On June 26, the G8 released a statement committing the world’s rich countries — Canada, the United States, France, Germany, Italy, Japan, and the United Kingdom — to support “key interventions along the continuum of care” from pre-pregnancy through to early childhood to improve maternal health and reduce child mortality. Despite the global economic uncertainty, the G8 promised new funding to help some of the world’s most vulnerable people.
For five months following Harper’s announcement in January, the government has been criticized for not including abortion as part of its maternal health program. The Conservative government resisted calls by the opposition parties, feminist groups, and even U.S. Secretary of State Hillary Clinton to fund abortion to help reduce premature maternal deaths. In March, Parliament narrowly voted down a Liberal motion to force the government to include abortion funding.
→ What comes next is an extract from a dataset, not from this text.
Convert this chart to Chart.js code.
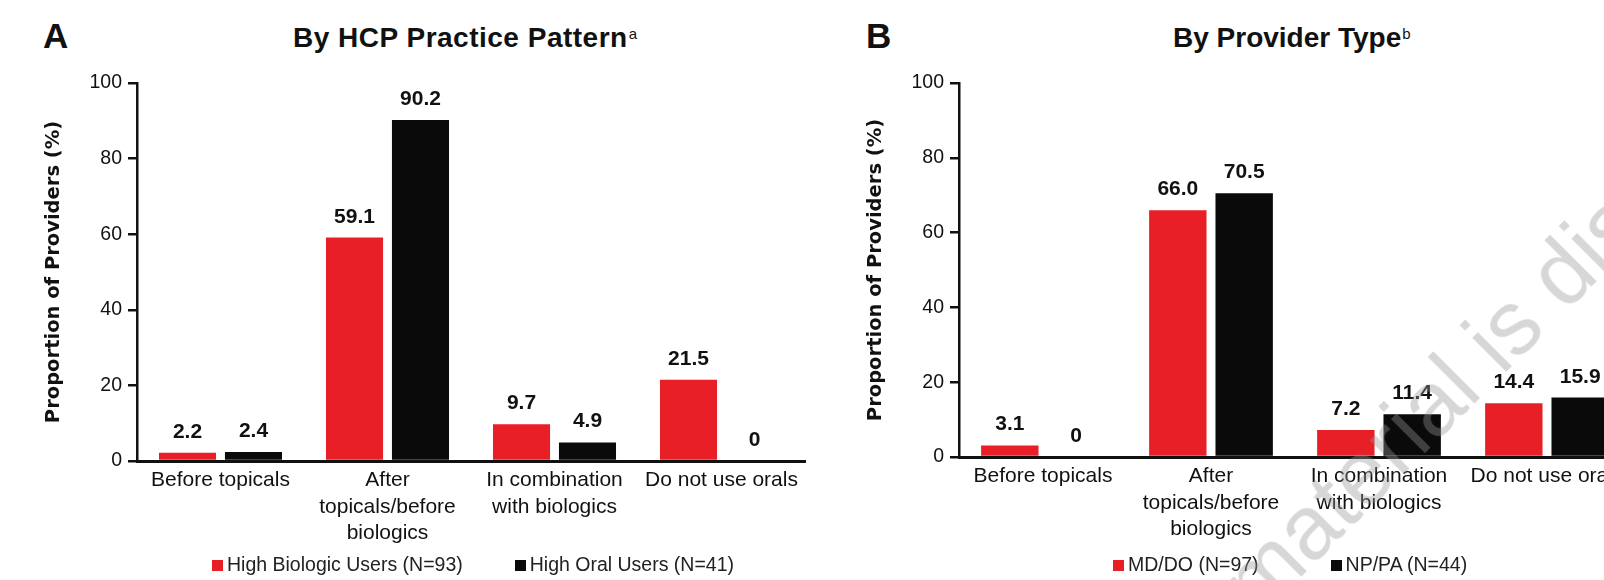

Indeed, the G8 statement does not include the word abortion, but does support the provision of “sexual and reproductive health care and services, including voluntary family planning.” Those are, as Terrence McKeegan of the Catholic Family and Human Rights Institute noted, sometimes code words to promote abortion. Yet, he praised Harper for successfully “keeping references to abortion out of the final document.”
Jim Hughes, national president of Campaign Life Coalition and vice president of the International Right to Life Federation, told The Interim, said that language has in the past been used to promote abortion and that both CLC and IRLF will both monitor the maternal health project closely. He said he is “hopeful” that abortion will not be part of the initiative considering the federal government did not capitulate despite the intense political pressure for it inclusion. He said “abortion is not maternal health” and applauded the document’s focus on clean water, better sanitation, improved nutrition, and genuine obstetric care as the “correct path to help women in the developing world.”
Pro-abortion groups were incensed that the lack of specific reference to abortion. Cecile Richards, president of Planned Parenthood Federation of America, condemned Harper: “No effective maternal health improvements can occur without comprehensive reproductive health care, including access to safe and legal abortions.”
Le Devior reported that despite the domestic political hoopla about abortion in Canada leading up to the G8 meeting, “the various G8 countries did not seem to be obsessed with maternal health, in general, and with the question of abortion, in particular.”
Indeed, disappointingly to the prime minister, Canada is providing the lion’s share of funding for maternal health: $2.85 billion of the $5 billion committed over the next five years, including $1.1 billion in new funding, whereas the United States will contribute $1.3 billion over two years. Another $2.3 billion has been promised by non-G8 countries such as the Netherlands, and the Bill and Melinda Gates Foundation.